When I see a founder working long hours for sustained periods of time, I see a big red flag flapping in the wind. 

"Is this an argument in favor of 'balance'?" No – as I mentioned earlier, I don't claim to know how many hours of work is best for people or what level of work-life balance companies should aim for. I'm instead focused on what metrics matter for evaluating companies and individuals, and from that perspective, the ROI of your time is more interesting to me than the total hours worked.

"Best-in-class companies without long hours don't exist." I've invested in at least two of them: the examples mentioned near the start of this post. But the truth is that these founders are bashful about their efficiency; they don't broadcast their shorter hours, probably because they rightfully worry about what that signals in an industry that's obsessed with long hours. My hope is that more of those founders will come out of the woodwork as a result of this post.

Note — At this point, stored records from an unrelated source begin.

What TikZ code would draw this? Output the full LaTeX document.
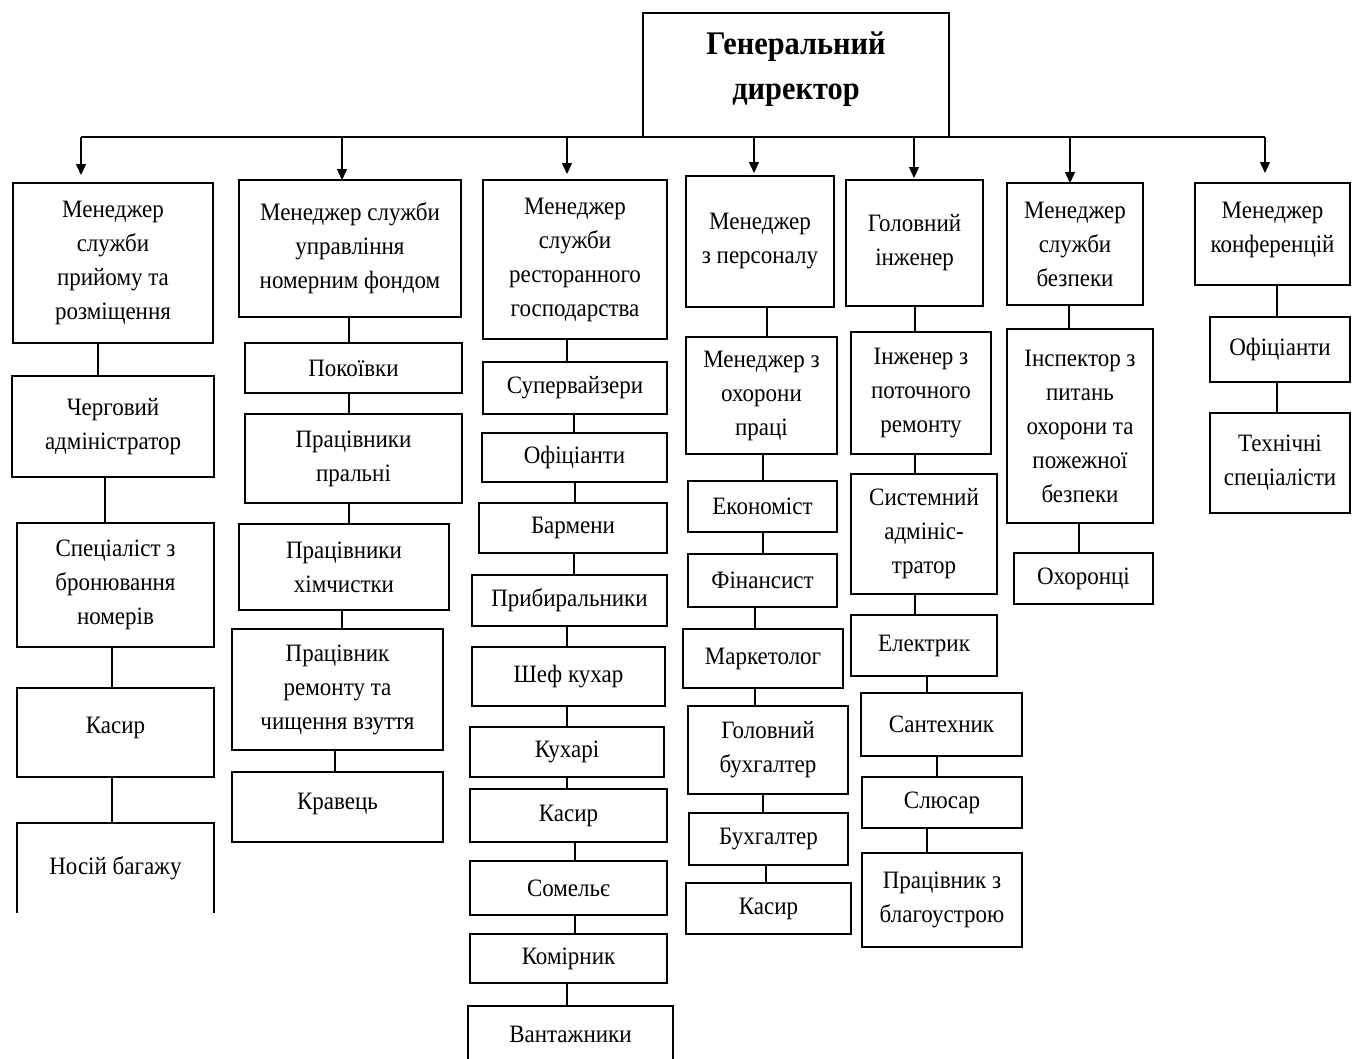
\documentclass[tikz,border=0pt]{standalone}
\usepackage{fontspec}
\setmainfont{Liberation Serif}[FakeStretch=0.92]
\usetikzlibrary{positioning}
\usetikzlibrary{arrows.meta}

\begin{document}
\begin{tikzpicture}[x=1pt, y=-1pt]

\tikzset{
    box/.style={draw, line width=2.4pt, inner sep=0pt, outer sep=0pt, align=center,
        font=\fontsize{25}{34}\selectfont},
    openbox/.style={box, draw=none},
    boxline/.style={line width=2.4pt},
    boxsize/.style 2 args={minimum width=#1, minimum height=#2},
    chief/.style={box, font=\fontsize{33}{45}\selectfont\bfseries, text depth=18pt},
    myarrow/.style={-{Triangle[length=11pt,width=10pt]}, line width=1.4pt},
    myline/.style={line width=1.4pt}
}

\useasboundingbox (0,0) rectangle (1352,1058);

%%%%%%%%%%%%%%%%%%%%%%%%%%%%%%%%%%%%%%%%%%%%%%%%%%%%%%%%%
%                       Begin Picture                   %
%%%%%%%%%%%%%%%%%%%%%%%%%%%%%%%%%%%%%%%%%%%%%%%%%%%%%%%%%

% Block director
\node[chief, boxsize={306}{124}] (gd) at (796,75) {Генеральний\\директор};

% Managers
\node[box, boxsize={200}{160}] (m1) at (113,263) {Менеджер\\служби\\прийому та\\розміщення};
\node[box, boxsize={222}{137}] (m2) at (350,248.5) {Менеджер служби\\управління\\номерним фондом};
\node[box, boxsize={184}{159}] (m3) at (575,259.5) {Менеджер\\служби\\ресторанного\\господарства};
\node[box, boxsize={148}{131}] (m4) at (760,241.5) {Менеджер\\з персоналу};
\node[box, boxsize={137}{126}] (m5) at (914.5,243) {Головний\\інженер};
\node[box, boxsize={136}{122}] (m6) at (1075,244) {Менеджер\\служби\\безпеки};
\node[box, boxsize={155}{102}, text depth=14pt] (m7) at (1272.5,234) {Менеджер\\конференцій};

% Bus from the director
\draw[myline] ([xshift=-32pt]m1.north |- gd.south) -- ([xshift=-7.5pt]m7.north |- gd.south);
\draw[myarrow, shorten >=8pt] ([xshift=-32pt]m1.north |- gd.south) -- ([xshift=-32pt]m1.north);
\draw[myarrow] ([xshift=-8pt]m2.north |- gd.south) -- ([xshift=-8pt]m2.north);
\draw[myarrow, shorten >=6pt] ([xshift=-8pt]m3.north |- gd.south) -- ([xshift=-8pt]m3.north);
\draw[myarrow, shorten >=3pt] ([xshift=-6pt]m4.north |- gd.south) -- ([xshift=-6pt]m4.north);
\draw[myarrow, shorten >=2pt] ([xshift=-0.5pt]m5.north |- gd.south) -- ([xshift=-0.5pt]m5.north);
\draw[myarrow] ([xshift=-5pt]m6.north |- gd.south) -- ([xshift=-5pt]m6.north);
\draw[myarrow, shorten >=10pt] ([xshift=-7.5pt]m7.north |- gd.south) -- ([xshift=-7.5pt]m7.north);


%%% Column 1 %%%

\node[box, boxsize={202}{101}, below=33pt of m1] (c11) {Черговий\\адміністратор};
\draw[myline] ([xshift=-15pt]m1.south) -- ([xshift=-15pt]m1.south |- c11.north);

\node[box, boxsize={197}{124}, below=46pt of c11, xshift=2.5pt] (c12) {Спеціаліст з\\бронювання\\номерів};
\draw[myline] ([xshift=-8pt]c11.south) -- ([xshift=-8pt]c11.south |- c12.north);

\node[box, boxsize={197}{89}, below=41pt of c12, text depth=14pt] (c13) {Касир};
\draw[myline] ([xshift=-3.5pt]c12.south) -- ([xshift=-3.5pt]c12.south |- c13.north);

% open at the bottom
\node[openbox, boxsize={197}{90}, below=46pt of c13] (c14) {Носій багажу};
\draw[boxline] (c14.south west) -- (c14.north west) -- (c14.north east) -- (c14.south east);
\draw[myline] ([xshift=-3.5pt]c13.south) -- ([xshift=-3.5pt]c13.south |- c14.north);


%%% Column 2 %%%

\node[box, boxsize={217}{50}, below=26pt of m2, xshift=3.5pt] (c21) {Покоївки};
\draw[myline] ([xshift=-1pt]m2.south) -- ([xshift=-1pt]m2.south |- c21.north);

\node[box, boxsize={217}{89}, below=21pt of c21] (c22) {Працівники\\пральні};
\draw[myline] ([xshift=-4.5pt]c21.south) -- ([xshift=-4.5pt]c21.south |- c22.north);

\node[box, boxsize={210}{86}, below=21pt of c22, xshift=-9.5pt] (c23) {Працівники\\хімчистки};
\draw[myline] ([xshift=-4.5pt]c22.south) -- ([xshift=-4.5pt]c22.south |- c23.north);

\node[box, boxsize={211}{121}, below=19pt of c23, xshift=-6.5pt] (c24) {Працівник\\ремонту та\\чищення взуття};
\draw[myline] ([xshift=-2pt]c23.south) -- ([xshift=-2pt]c23.south |- c24.north);

\node[box, boxsize={211}{70}, below=22pt of c24, text depth=12pt] (c25) {Кравець};
\draw[myline] ([xshift=-2.5pt]c24.south) -- ([xshift=-2.5pt]c24.south |- c25.north);


%%% Column 3 %%%

\node[box, boxsize={184}{52}, below=23pt of m3] (c31) {Супервайзери};
\draw[myline] ([xshift=-8pt]m3.south) -- ([xshift=-8pt]m3.south |- c31.north);

\node[box, boxsize={185}{49}, below=19pt of c31, xshift=-0.5pt] (c32) {Офіціанти};
\draw[myline] ([xshift=-1pt]c31.south) -- ([xshift=-1pt]c31.south |- c32.north);

\node[box, boxsize={188}{50}, below=21pt of c32, xshift=-1.5pt] (c33) {Бармени};
\draw[myline] ([xshift=0.5pt]c32.south) -- ([xshift=0.5pt]c32.south |- c33.north);

\node[box, boxsize={195}{51}, below=22pt of c33, xshift=-3.5pt] (c34) {Прибиральники};
\draw[myline] ([xshift=1pt]c33.south) -- ([xshift=1pt]c33.south |- c34.north);

\node[box, boxsize={193}{59}, below=21pt of c34, xshift=-1pt] (c35) {Шеф кухар};
\draw[myline] ([xshift=-2.5pt]c34.south) -- ([xshift=-2.5pt]c34.south |- c35.north);

\node[box, boxsize={194}{50}, below=21pt of c35, xshift=-1.5pt] (c36) {Кухарі};
\draw[myline] ([xshift=-1.5pt]c35.south) -- ([xshift=-1.5pt]c35.south |- c36.north);

\node[box, boxsize={197}{53}, below=12pt of c36, xshift=1.5pt] (c37) {Касир};
\draw[myline] (c36.south) -- (c36.south |- c37.north);

\node[box, boxsize={197}{54}, below=19pt of c37] (c38) {Сомельє};
\draw[myline] ([xshift=6.5pt]c37.south) -- ([xshift=6.5pt]c37.south |- c38.north);

\node[box, boxsize={197}{49}, below=19pt of c38] (c39) {Комірник};
\draw[myline] ([xshift=6.5pt]c38.south) -- ([xshift=6.5pt]c38.south |- c39.north);

% runs off the page
\node[openbox, boxsize={205}{56}, below=23pt of c39, xshift=2pt] (c310) {Вантажники};
\draw[boxline] (c310.south west) -- (c310.north west) -- (c310.north east) -- (c310.south east);
\draw[myline] ([xshift=-1.5pt]c39.south) -- ([xshift=-1.5pt]c39.south |- c310.north);


%%% Column 4 %%%

\node[box, boxsize={151}{117}, below=30pt of m4, xshift=1.5pt] (c41) {Менеджер з\\охорони\\праці};
\draw[myline] ([xshift=7pt]m4.south) -- ([xshift=7pt]m4.south |- c41.north);

\node[box, boxsize={149}{51}, below=27pt of c41, xshift=1pt] (c42) {Економіст};
\draw[myline] ([xshift=1.5pt]c41.south) -- ([xshift=1.5pt]c41.south |- c42.north);

\node[box, boxsize={149}{53}, below=22pt of c42] (c43) {Фінансист};
\draw[myline] ([xshift=0.5pt]c42.south) -- ([xshift=0.5pt]c42.south |- c43.north);

\node[box, boxsize={160}{59}, below=22pt of c43, xshift=0.5pt] (c44) {Маркетолог};
\draw[myline] ([xshift=-7.5pt]c43.south) -- ([xshift=-7.5pt]c43.south |- c44.north);

\node[box, boxsize={160}{88}, below=18pt of c44, xshift=5pt] (c45) {Головний\\бухгалтер};
\draw[myline] ([xshift=-8pt]c44.south) -- ([xshift=-8pt]c44.south |- c45.north);

\node[box, boxsize={159}{52}, below=19pt of c45, xshift=0.5pt] (c46) {Бухгалтер};
\draw[myline] ([xshift=-5pt]c45.south) -- ([xshift=-5pt]c45.south |- c46.north);

\node[box, boxsize={165}{51}, below=18pt of c46] (c47) {Касир};
\draw[myline] ([xshift=-2.5pt]c46.south) -- ([xshift=-2.5pt]c46.south |- c47.north);


%%% Column 5 %%%

\node[box, boxsize={140}{122}, below=26pt of m5, xshift=6.5pt] (c51) {Інженер з\\поточного\\ремонту};
\draw[myline] ([xshift=0.5pt]m5.south) -- ([xshift=0.5pt]m5.south |- c51.north);

\node[box, boxsize={146}{120}, below=20pt of c51, xshift=3pt] (c52) {Системний\\адмініс-\\тратор};
\draw[myline] ([xshift=-6pt]c51.south) -- ([xshift=-6pt]c51.south |- c52.north);

\node[box, boxsize={146}{61}, below=21pt of c52] (c53) {Електрик};
\draw[myline] ([xshift=-9pt]c52.south) -- ([xshift=-9pt]c52.south |- c53.north);

\node[box, boxsize={161}{63}, below=17pt of c53, xshift=17.5pt] (c54) {Сантехник};
\draw[myline] ([xshift=3pt]c53.south) -- ([xshift=3pt]c53.south |- c54.north);

\node[box, boxsize={160}{51}, below=21pt of c54, xshift=0.5pt] (c55) {Слюсар};
\draw[myline] ([xshift=-4.5pt]c54.south) -- ([xshift=-4.5pt]c54.south |- c55.north);

\node[box, boxsize={160}{94}, below=25pt of c55] (c56) {Працівник з\\благоустрою};
\draw[myline] ([xshift=-15pt]c55.south) -- ([xshift=-15pt]c55.south |- c56.north);


%%% Column 6 %%%

\node[box, boxsize={146}{194}, below=24pt of m6, xshift=5pt] (c61) {Інспектор з\\питань\\охорони та\\пожежної\\безпеки};
\draw[myline] ([xshift=-6pt]m6.south) -- ([xshift=-6pt]m6.south |- c61.north);

\node[box, boxsize={139}{51}, below=30pt of c61, xshift=3.5pt] (c62) {Охоронці};
\draw[myline] ([xshift=-1pt]c61.south) -- ([xshift=-1pt]c61.south |- c62.north);


%%% Column 7 %%%

\node[box, boxsize={140}{65}, below=32pt of m7, xshift=7.5pt] (c71) {Офіціанти};
\draw[myline] ([xshift=4.5pt]m7.south) -- ([xshift=4.5pt]m7.south |- c71.north);

\node[box, boxsize={140}{100}, below=31pt of c71] (c72) {Технічні\\спеціалісти};
\draw[myline] ([xshift=-3pt]c71.south) -- ([xshift=-3pt]c71.south |- c72.north);

\end{tikzpicture}
\end{document}
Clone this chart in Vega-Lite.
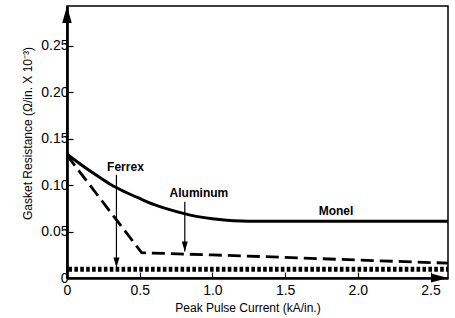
{
  "$schema": "https://vega.github.io/schema/vega-lite/v6.json",
  "width": 381,
  "height": 272,
  "autosize": {"type": "none"},
  "padding": {"left": 67, "top": 6, "right": 7, "bottom": 40},
  "background": "white",
  "config": {
    "view": {"stroke": "black", "strokeWidth": 1.5},
    "font": "Liberation Sans",
    "axis": {
      "grid": false,
      "domainColor": "black",
      "domainWidth": 2.7,
      "tickColor": "black",
      "tickWidth": 1.2,
      "labelColor": "black",
      "titleColor": "black",
      "labelFont": "Liberation Sans",
      "titleFont": "Liberation Sans",
      "labelFontSize": 14,
      "titleFontSize": 12,
      "titleFontWeight": "normal"
    }
  },
  "datasets": {
    "curves": [
      {"series": "Monel", "x": 0, "y": 0.133},
      {"series": "Monel", "x": 0.1, "y": 0.1215},
      {"series": "Monel", "x": 0.2, "y": 0.1107},
      {"series": "Monel", "x": 0.3, "y": 0.1005},
      {"series": "Monel", "x": 0.4, "y": 0.0925},
      {"series": "Monel", "x": 0.5, "y": 0.0855},
      {"series": "Monel", "x": 0.6, "y": 0.079},
      {"series": "Monel", "x": 0.7, "y": 0.0738},
      {"series": "Monel", "x": 0.8, "y": 0.0695},
      {"series": "Monel", "x": 0.9, "y": 0.066},
      {"series": "Monel", "x": 1.0, "y": 0.0637},
      {"series": "Monel", "x": 1.1, "y": 0.0622},
      {"series": "Monel", "x": 1.2, "y": 0.0614},
      {"series": "Monel", "x": 1.3, "y": 0.0611},
      {"series": "Monel", "x": 1.6, "y": 0.061},
      {"series": "Monel", "x": 2.62, "y": 0.061},
      {"series": "Aluminum", "x": 0, "y": 0.132},
      {"series": "Aluminum", "x": 0.513, "y": 0.0272},
      {"series": "Aluminum", "x": 1.0, "y": 0.0248},
      {"series": "Aluminum", "x": 1.5, "y": 0.0222},
      {"series": "Aluminum", "x": 2.0, "y": 0.0193},
      {"series": "Aluminum", "x": 2.62, "y": 0.016},
      {"series": "Ferrex", "x": 0.01, "y": 0.0095},
      {"series": "Ferrex", "x": 2.62, "y": 0.0095}
    ],
    "arrows": [
      {"label": "Ferrex", "x": 0.34, "y": 0.111, "tip": 0.0113},
      {"label": "Aluminum", "x": 0.81, "y": 0.082, "tip": 0.0285}
    ],
    "labels": [
      {"text": "Ferrex", "x": 0.402, "y": 0.1195},
      {"text": "Aluminum", "x": 0.907, "y": 0.0913},
      {"text": "Monel", "x": 1.85, "y": 0.072}
    ],
    "axisArrows": [
      {"axis": "y", "x": 0, "y": 0.2925},
      {"axis": "x", "x": 2.62, "y": 0}
    ]
  },
  "layer": [
    {
      "data": {"name": "curves"},
      "transform": [{"filter": "datum.series === 'Monel'"}],
      "mark": {"type": "line", "color": "black", "strokeWidth": 3, "interpolate": "monotone"},
      "encoding": {
        "x": {
          "field": "x", "type": "quantitative",
          "scale": {"domain": [0, 2.62], "nice": false},
          "axis": {
            "values": [0, 0.5, 1.0, 1.5, 2.0, 2.5],
            "labelExpr": "datum.value == 0 ? '0' : format(datum.value, '.1f')",
            "tickSize": -6,
            "labelPadding": 11,
            "labelFlush": false,
            "title": "Peak Pulse Current (kA/in.)",
            "titleX": 180.5,
            "titleY": 33,
            "titleAlign": "center",
            "titleBaseline": "alphabetic",
            "titleAnchor": null
          }
        },
        "y": {
          "field": "y", "type": "quantitative",
          "scale": {"domain": [0, 0.2925], "nice": false},
          "axis": {
            "values": [0, 0.05, 0.1, 0.15, 0.2, 0.25],
            "labelExpr": "datum.value == 0 ? '0' : format(datum.value, '.2f')",
            "tickSize": -6,
            "labelPadding": 5,
            "labelFlush": false,
            "title": "Gasket Resistance (Ω/in. X 10⁻³)",
            "titleX": -36,
            "titleY": 127,
            "titleAlign": "center",
            "titleBaseline": "alphabetic",
            "titleAngle": -90,
            "titleAnchor": null
          }
        }
      }
    },
    {
      "data": {"name": "curves"},
      "transform": [{"filter": "datum.series === 'Aluminum'"}],
      "mark": {"type": "line", "color": "black", "strokeWidth": 2.8, "strokeDash": [13, 6], "strokeCap": "butt"},
      "encoding": {
        "x": {"field": "x", "type": "quantitative"},
        "y": {"field": "y", "type": "quantitative"}
      }
    },
    {
      "data": {"name": "curves"},
      "transform": [{"filter": "datum.series === 'Ferrex'"}],
      "mark": {"type": "line", "color": "black", "strokeWidth": 5, "strokeDash": [3.6, 2.3], "strokeCap": "butt"},
      "encoding": {
        "x": {"field": "x", "type": "quantitative"},
        "y": {"field": "y", "type": "quantitative"}
      }
    },
    {
      "data": {"name": "arrows"},
      "mark": {"type": "rule", "color": "black", "strokeWidth": 1.2},
      "encoding": {
        "x": {"field": "x", "type": "quantitative"},
        "y": {"field": "y", "type": "quantitative"},
        "y2": {"field": "tip"}
      }
    },
    {
      "data": {"name": "arrows"},
      "mark": {"type": "point", "filled": true, "color": "black", "opacity": 1, "shape": "M0,0L-0.3,-1L0.3,-1Z", "size": 400, "strokeWidth": 0},
      "encoding": {
        "x": {"field": "x", "type": "quantitative"},
        "y": {"field": "tip", "type": "quantitative"}
      }
    },
    {
      "data": {"name": "labels"},
      "mark": {"type": "text", "font": "Liberation Sans", "fontWeight": "bold", "fontSize": 12, "color": "black", "align": "center", "baseline": "middle"},
      "encoding": {
        "x": {"field": "x", "type": "quantitative"},
        "y": {"field": "y", "type": "quantitative"},
        "text": {"field": "text"}
      }
    },
    {
      "data": {"name": "axisArrows"},
      "transform": [{"filter": "datum.axis === 'y'"}],
      "mark": {"type": "point", "filled": true, "color": "black", "opacity": 1, "shape": "M0,0L-0.28,1L0.28,1Z", "size": 1156, "strokeWidth": 0, "clip": false},
      "encoding": {
        "x": {"field": "x", "type": "quantitative"},
        "y": {"field": "y", "type": "quantitative"}
      }
    },
    {
      "data": {"name": "axisArrows"},
      "transform": [{"filter": "datum.axis === 'x'"}],
      "mark": {"type": "point", "filled": true, "color": "black", "opacity": 1, "shape": "M0,0L-1,-0.26L-1,0.26Z", "size": 1156, "strokeWidth": 0, "clip": false},
      "encoding": {
        "x": {"field": "x", "type": "quantitative"},
        "y": {"field": "y", "type": "quantitative"}
      }
    }
  ]
}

"What you're proposing will result in a lazy culture." Gosh, that sounds awful. No, I'm not advocating for laziness. Per my earlier point, I'm advocating for intensity and sharp thinking. I want to see more companies where 80%+ of hours are spent building systems and addressing root causes. I want to see more founders who have decided to start a company because the market is undeniably ready and they're undeniably the right person to serve it, not for the sake of being a founder. I want to see more founders build categories that deserve to exist. I want to see more founders recognize the business value of aligning their team members.

And perhaps in addition, I'd like to see a substitute for work as religion. But that's a conversation for another day.